FINLAND - Pension Fennia has reported investment returns fell more than four percentage points to just 4.1% in 2007, following continued instability in the equity markets.

Preliminary figures from the €5.6bn mutual insurance company revealed the returns from investment operations, before operating expenses, were much lower than the 8.3% return in 2006, but Lasse Heiniö, managing director of the firm, said in such a challenging market the results were "satisfactory".

That said, the figures showed a 20% increase in the number of employees insured under the employees' pensions act (TyEL) to total 163,000, while the number of YEL policies for self-employed members increased 6% to nearly 32,000.

In addition, preliminary financial information revealed Pension Fennia's solvency margin also fell slightly from 25.7% in 2006, to 22.5% at the end of 2007, however Heiniö pointed out because investments are focused on being long-term, yearly variations in the level of returns is "part of the nature of operations".
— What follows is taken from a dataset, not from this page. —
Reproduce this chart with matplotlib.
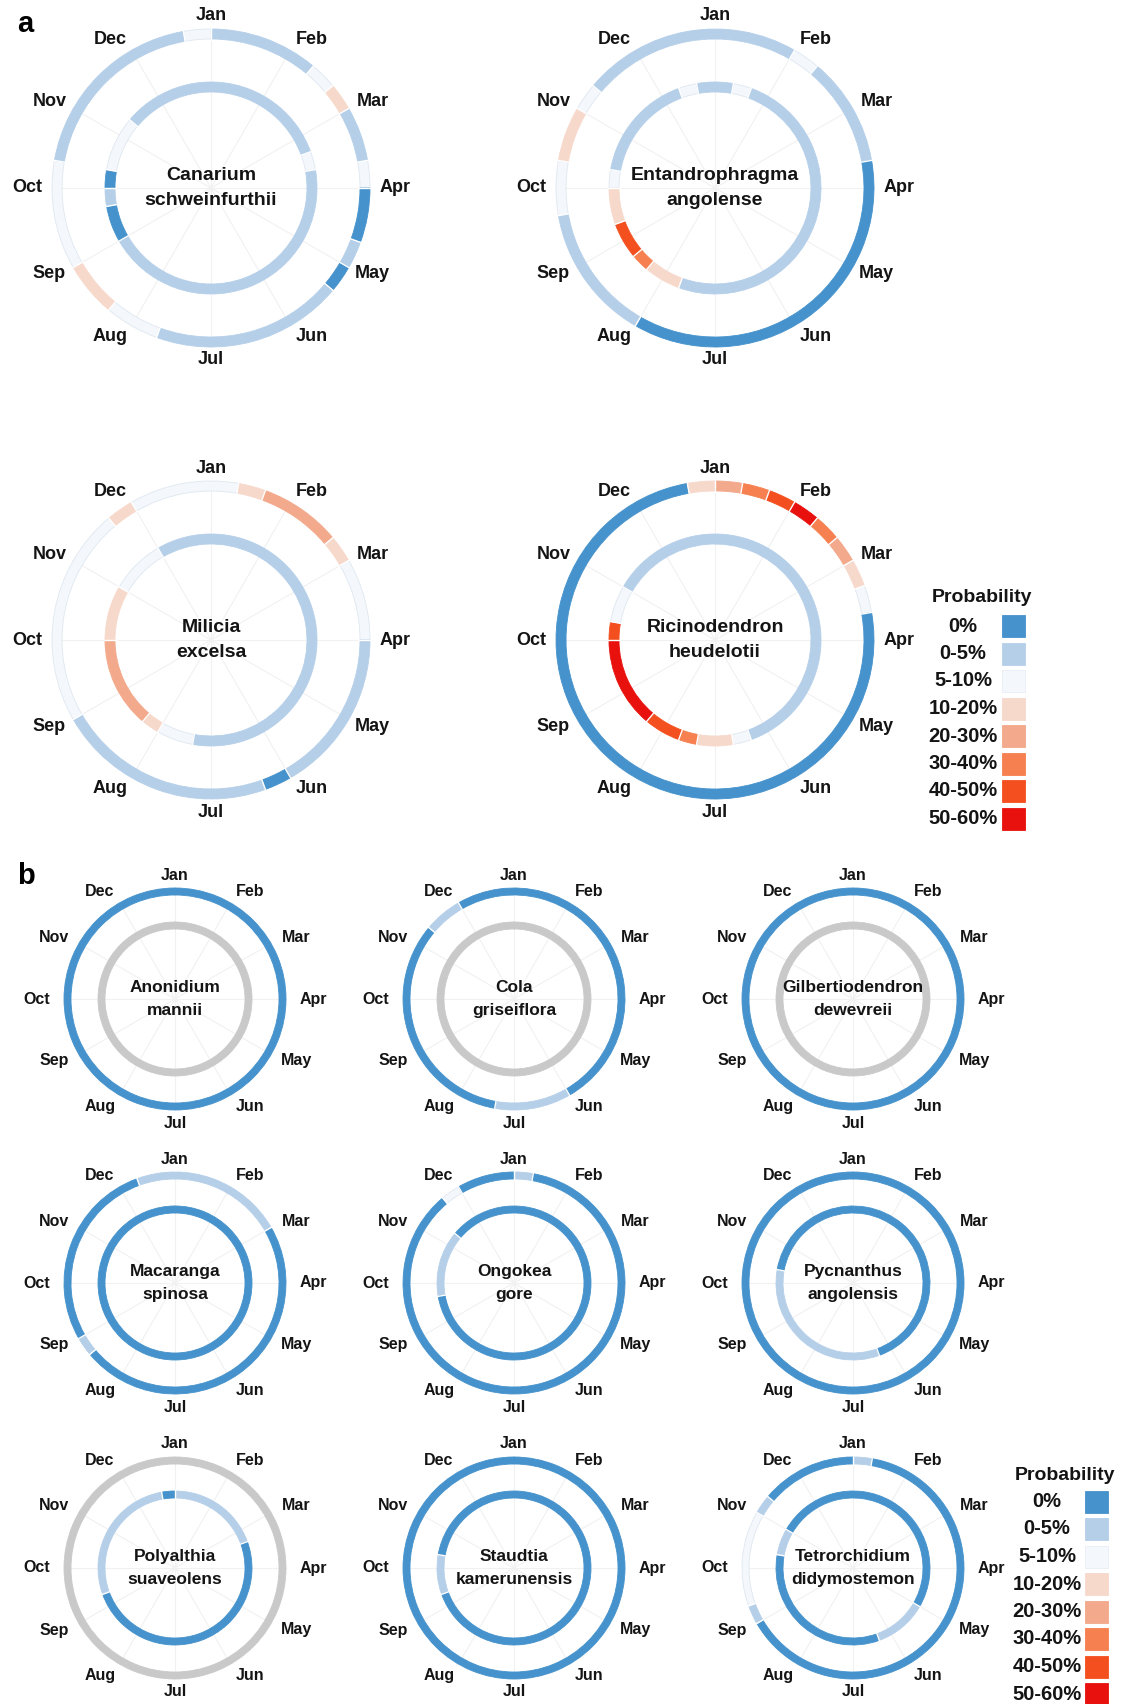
import numpy as np
import matplotlib.pyplot as plt

plt.rcParams['font.family'] = ['Liberation Sans', 'DejaVu Sans']
plt.rcParams['font.weight'] = 'bold'

months = ['Jan', 'Feb', 'Mar', 'Apr', 'May', 'Jun', 'Jul', 'Aug', 'Sep', 'Oct', 'Nov', 'Dec']
prob_classes = ['0%', '0-5%', '5-10%', '10-20%', '20-30%', '30-40%', '40-50%', '50-60%']
class_colors = ['#4592cc', '#b5cfe9', '#f4f8fd', '#f7d9cc', '#f3a98b', '#f6804f', '#f4501f', '#e8110d']
no_data_color = '#c9c9c9'
NO_DATA = 8

# probability class per dekad (3 per month, Jan..Dec); 8 = no data
canarium_outer = [1, 1, 1, 1, 2, 3, 1, 1, 2, 0, 0, 1, 0, 1, 1, 1, 1, 1,
                  1, 1, 2, 2, 3, 3, 2, 2, 2, 2, 1, 1, 1, 1, 1, 1, 1, 2]
canarium_inner = [1, 1, 1, 1, 1, 1, 1, 2, 1, 1, 1, 1, 1, 1, 1, 1, 1, 1,
                  1, 1, 1, 1, 1, 1, 0, 0, 1, 0, 2, 2, 2, 1, 1, 1, 1, 1]
entandro_outer = [1, 1, 1, 2, 1, 1, 1, 1, 0, 0, 0, 0, 0, 0, 0, 0, 0, 0,
                  0, 0, 0, 1, 1, 1, 1, 1, 2, 2, 3, 3, 2, 1, 1, 1, 1, 1]
entandro_inner = [1, 2, 1, 1, 1, 1, 1, 1, 1, 1, 1, 1, 1, 1, 1, 1, 1, 1,
                  1, 1, 3, 3, 5, 6, 6, 3, 3, 2, 1, 1, 1, 1, 1, 1, 2, 1]
milicia_outer = [2, 3, 4, 4, 4, 3, 2, 2, 2, 1, 1, 1, 1, 1, 1, 0, 1, 1,
                 1, 1, 1, 1, 1, 1, 2, 2, 2, 2, 2, 2, 2, 2, 3, 2, 2, 2]
milicia_inner = [1, 1, 1, 1, 1, 1, 1, 1, 1, 1, 1, 1, 1, 1, 1, 1, 1, 1,
                 1, 2, 2, 3, 4, 4, 4, 4, 4, 3, 3, 3, 2, 2, 2, 1, 1, 1]
ricino_outer = [4, 5, 6, 7, 5, 4, 3, 2, 0, 0, 0, 0, 0, 0, 0, 0, 0, 0,
                0, 0, 0, 0, 0, 0, 0, 0, 0, 0, 0, 0, 0, 0, 0, 0, 0, 3]
ricino_inner = [1, 1, 1, 1, 1, 1, 1, 1, 1, 1, 1, 1, 1, 1, 1, 1, 2, 3,
                3, 5, 6, 6, 7, 7, 7, 7, 7, 6, 2, 2, 1, 1, 1, 1, 1, 1]

anonidium_outer = [0, 0, 0, 0, 0, 0, 0, 0, 0, 0, 0, 0, 0, 0, 0, 0, 0, 0,
                   0, 0, 0, 0, 0, 0, 0, 0, 0, 0, 0, 0, 0, 0, 0, 0, 0, 0]
anonidium_inner = [8, 8, 8, 8, 8, 8, 8, 8, 8, 8, 8, 8, 8, 8, 8, 8, 8, 8,
                   8, 8, 8, 8, 8, 8, 8, 8, 8, 8, 8, 8, 8, 8, 8, 8, 8, 8]
cola_outer = [0, 0, 0, 0, 0, 0, 0, 0, 0, 0, 0, 0, 0, 0, 0, 1, 1, 1,
              1, 0, 0, 0, 0, 0, 0, 0, 0, 0, 0, 0, 0, 1, 1, 0, 0, 0]
cola_inner = [8, 8, 8, 8, 8, 8, 8, 8, 8, 8, 8, 8, 8, 8, 8, 8, 8, 8,
              8, 8, 8, 8, 8, 8, 8, 8, 8, 8, 8, 8, 8, 8, 8, 8, 8, 8]
gilbert_outer = [0, 0, 0, 0, 0, 0, 0, 0, 0, 0, 0, 0, 0, 0, 0, 0, 0, 0,
                 0, 0, 0, 0, 0, 0, 0, 0, 0, 0, 0, 0, 0, 0, 0, 0, 0, 0]
gilbert_inner = [8, 8, 8, 8, 8, 8, 8, 8, 8, 8, 8, 8, 8, 8, 8, 8, 8, 8,
                 8, 8, 8, 8, 8, 8, 8, 8, 8, 8, 8, 8, 8, 8, 8, 8, 8, 8]
macaranga_outer = [1, 1, 1, 1, 1, 1, 0, 0, 0, 0, 0, 0, 0, 0, 0, 0, 0, 0,
                   0, 0, 0, 0, 0, 1, 0, 0, 0, 0, 0, 0, 0, 0, 0, 0, 1, 1]
macaranga_inner = [0, 0, 0, 0, 0, 0, 0, 0, 0, 0, 0, 0, 0, 0, 0, 0, 0, 0,
                   0, 0, 0, 0, 0, 0, 0, 0, 0, 0, 0, 0, 0, 0, 0, 0, 0, 0]
ongokea_outer = [1, 0, 0, 0, 0, 0, 0, 0, 0, 0, 0, 0, 0, 0, 0, 0, 0, 0,
                 0, 0, 0, 0, 0, 0, 0, 0, 0, 0, 0, 0, 0, 0, 2, 0, 0, 0]
ongokea_inner = [0, 0, 0, 0, 0, 0, 0, 0, 0, 0, 0, 0, 0, 0, 0, 0, 0, 0,
                 0, 0, 0, 0, 0, 0, 0, 0, 1, 1, 1, 1, 1, 0, 0, 0, 0, 0]
pycnanthus_outer = [0, 0, 0, 0, 0, 0, 0, 0, 0, 0, 0, 0, 0, 0, 0, 0, 0, 0,
                    0, 0, 0, 0, 0, 0, 0, 0, 0, 0, 0, 0, 0, 0, 0, 0, 0, 0]
pycnanthus_inner = [0, 0, 0, 0, 0, 0, 0, 0, 0, 0, 0, 0, 0, 0, 0, 0, 1, 1,
                    1, 1, 1, 1, 1, 1, 1, 1, 1, 1, 0, 0, 0, 0, 0, 0, 0, 0]
polyalthia_outer = [8, 8, 8, 8, 8, 8, 8, 8, 8, 8, 8, 8, 8, 8, 8, 8, 8, 8,
                    8, 8, 8, 8, 8, 8, 8, 8, 8, 8, 8, 8, 8, 8, 8, 8, 8, 8]
polyalthia_inner = [1, 1, 1, 1, 1, 1, 1, 0, 0, 0, 0, 0, 0, 0, 0, 0, 0, 0,
                    0, 0, 0, 0, 0, 0, 0, 1, 1, 1, 1, 1, 1, 1, 1, 1, 1, 0]
staudtia_outer = [0, 0, 0, 0, 0, 0, 0, 0, 0, 0, 0, 0, 0, 0, 0, 0, 0, 0,
                  0, 0, 0, 0, 0, 0, 0, 0, 0, 0, 0, 0, 0, 0, 0, 0, 0, 0]
staudtia_inner = [0, 0, 0, 0, 0, 0, 0, 0, 0, 0, 0, 0, 0, 0, 0, 0, 0, 0,
                  0, 0, 0, 0, 0, 0, 0, 1, 1, 1, 0, 0, 0, 0, 0, 0, 0, 0]
tetror_outer = [1, 0, 0, 0, 0, 0, 0, 0, 0, 0, 0, 0, 0, 0, 0, 0, 0, 0,
                0, 0, 0, 0, 0, 0, 1, 2, 2, 2, 2, 2, 1, 0, 0, 0, 0, 0]
tetror_inner = [0, 0, 0, 0, 0, 0, 0, 0, 0, 0, 0, 0, 1, 1, 1, 1, 0, 0,
                0, 0, 0, 0, 0, 0, 0, 0, 0, 0, 1, 1, 0, 0, 0, 0, 0, 0]

species_a = [
    ('Canarium\nschweinfurthii', canarium_outer, canarium_inner),
    ('Entandrophragma\nangolense', entandro_outer, entandro_inner),
    ('Milicia\nexcelsa', milicia_outer, milicia_inner),
    ('Ricinodendron\nheudelotii', ricino_outer, ricino_inner),
]
species_b = [
    ('Anonidium\nmannii', anonidium_outer, anonidium_inner),
    ('Cola\ngriseiflora', cola_outer, cola_inner),
    ('Gilbertiodendron\ndewevreii', gilbert_outer, gilbert_inner),
    ('Macaranga\nspinosa', macaranga_outer, macaranga_inner),
    ('Ongokea\ngore', ongokea_outer, ongokea_inner),
    ('Pycnanthus\nangolensis', pycnanthus_outer, pycnanthus_inner),
    ('Polyalthia\nsuaveolens', polyalthia_outer, polyalthia_inner),
    ('Staudtia\nkamerunensis', staudtia_outer, staudtia_inner),
    ('Tetrorchidium\ndidymostemon', tetror_outer, tetror_inner),
]

W, H = 1126, 1704
fig = plt.figure(figsize=(W / 100, H / 100), dpi=100)

# overlay in pixel coordinates for panel letters and legends
over = fig.add_axes([0, 0, 1, 1])
over.set_xlim(0, W)
over.set_ylim(H, 0)
over.set_axis_off()

TEXT = '#141414'


def ring_axes(cx, cy, half):
    ax = fig.add_axes([(cx - half) / W, 1 - (cy + half) / H, 2 * half / W, 2 * half / H],
                      projection='polar')
    ax.set_theta_zero_location('N')
    ax.set_theta_direction(-1)
    ax.set_ylim(0, half)
    ax.set_axis_off()
    return ax


def draw_ring(ax, classes, r_in, r_out):
    n = len(classes)
    step = 2 * np.pi / n
    # start at a class change so no run wraps past the top
    start = next((i for i in range(n) if classes[i] != classes[i - 1]), 0)
    seq = classes[start:] + classes[:start]
    i = 0
    while i < n:
        j = i
        while j < n and seq[j] == seq[i]:
            j += 1
        c = seq[i]
        color = no_data_color if c == NO_DATA else class_colors[c]
        edge = '#dfe7f0' if c == 2 else color
        ax.bar((start + i) * step, r_out - r_in, width=(j - i) * step, bottom=r_in,
               align='edge', color=color, edgecolor=edge, linewidth=0.6, zorder=2)
        if j - i < n:
            th = (start + i) * step
            ax.plot([th, th], [r_in - 1, r_out + 1], color='white', lw=1.0, zorder=3)
        i = j


def draw_chart(cx, cy, name, outer, inner, geo):
    ax = ring_axes(cx, cy, geo['half'])
    for m in range(12):
        th = np.deg2rad(30 * m)
        ax.plot([th, th], [0, geo['outer'][1]], color='#f1f1f1', lw=0.8, zorder=1)
    draw_ring(ax, outer, *geo['outer'])
    draw_ring(ax, inner, *geo['inner'])
    for m, mon in enumerate(months):
        th = np.deg2rad(30 * m)
        s, c = np.sin(th), np.cos(th)
        sgn = 0 if abs(s) < 1e-6 else np.sign(s)
        dx = geo['lab_rx'] * s + geo['lab_pad'] * sgn
        dy = geo['lab_ry'] * c
        ax.text(np.arctan2(dx, dy), np.hypot(dx, dy), mon, ha='center', va='center',
                fontsize=geo['month_fs'], fontweight='bold', color=TEXT, clip_on=False)
    ax.text(0, 0, name, ha='center', va='center', fontsize=geo['name_fs'], fontweight='bold',
            color=TEXT, linespacing=geo['spacing'], zorder=5)


geo_a = dict(half=215, outer=(149, 159), inner=(96, 106), lab_rx=167, lab_pad=17, lab_ry=172,
             month_fs=13, name_fs=14, spacing=1.55)
geo_b = dict(half=150, outer=(104, 111), inner=(70, 77), lab_rx=126, lab_pad=12, lab_ry=124,
             month_fs=11.5, name_fs=12.5, spacing=1.6)

centers_a = [(211, 188), (715, 188), (211, 640), (715, 640)]
for (cx, cy), (name, outer, inner) in zip(centers_a, species_a):
    draw_chart(cx, cy, name, outer, inner, geo_a)

cols_b = [175, 514, 853]
rows_b = [999, 1283, 1568]
centers_b = [(x, y) for y in rows_b for x in cols_b]
for (cx, cy), (name, outer, inner) in zip(centers_b, species_b):
    draw_chart(cx, cy, name, outer, inner, geo_b)


def draw_legend(x_title, y_title, x_label, x_swatch, y0):
    over.text(x_title, y_title, 'Probability', ha='center', va='center', fontsize=14,
              fontweight='bold', color=TEXT)
    ys = y0 + 27.5 * np.arange(len(prob_classes))
    edges = ['#e8eef5' if k == 2 else col for k, col in enumerate(class_colors)]
    over.barh(ys, 23, left=x_swatch, height=22, color=class_colors, edgecolor=edges, linewidth=0.6)
    for y, lab in zip(ys, prob_classes):
        over.text(x_label, y, lab, ha='center', va='center', fontsize=14.5, fontweight='bold',
                  color=TEXT)


draw_legend(982, 597, 963, 1002, 626)
draw_legend(1065, 1475, 1047, 1085, 1501.5)

over.text(25, 24, 'a', ha='center', va='center', fontsize=21, fontweight='bold', color='black')
over.text(26, 876, 'b', ha='center', va='center', fontsize=21, fontweight='bold', color='black')

fig.savefig('out.png', dpi=100)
Heiniö added: "Considering the challenging situation on the investment market, Pension Fennia's result can be said to be satisfactory. Especially as the restlessness and instability on the equities market in the last quarter was also reflected on investment income."

Pension Fennia, part of the Fennia Group, covers just over a tenth of employees insured under TyEL and entrepreneurs insured under YEL, with a particular focus on small-to-medium employers.

The firm will publish its full-year 2007 results on March 7 2008.